Looking back on the experience — which frankly did not last all that long for me since my job was simply to establish a beachhead and give way to the officers who would be stationed there on a permanent basis — I have concluded that the personal contact between consular officers and ICE agents was one of the very best things that the VSP established because mutual respect became the baseline from which effective cooperation developed, based on a more realistic understanding of one another’s respective roles domestically and abroad. It was also invaluable in that ICE agents were able, from time to time and at consular officers’ requests, to act as interviewing backstops of visa applicants — the equivalent of secondary inspectors physically on site within the consular interviewing space.

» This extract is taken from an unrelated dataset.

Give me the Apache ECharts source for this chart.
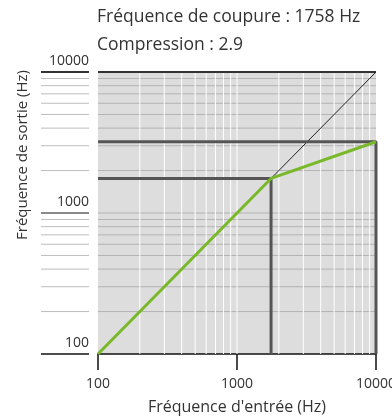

Sadly, ICE headquarters officials don’t seem to have grasped the importance or significance of this interaction, or perhaps they have just thrown in their cards because of continued resistance in some quarters of DOS. I say this because the OIG report tells us that, “According to ICE officials, a solution to the program’s slow expansion may be the Pre‐Adjudicated Threat Recognition and Intelligence Operations Team.” This team would consist of officers and agents working in some kind of operations and command center within the United States, whose job would be to manipulate data and turn around recommendations to consular issuing posts worldwide. There’s room for that, of course. It would be a welcome addition to a sadly neglected program.

But let us hope that wiser heads prevail and the VSP doesn’t end up being just another in the alphabet soup of “fusion centers” with which the federal government is awash because, make no mistake, an effective visa security program is not simply about statistical manipulation. To adequately counter the terrorist and national security threats that abound in our troubled world, there is no substitute for on-the-ground interaction between DOS and DHS officers and, with time and trust, a triangulation of different experiences and backgrounds to ensure that the best decisions are made where visa adjudications are concerned.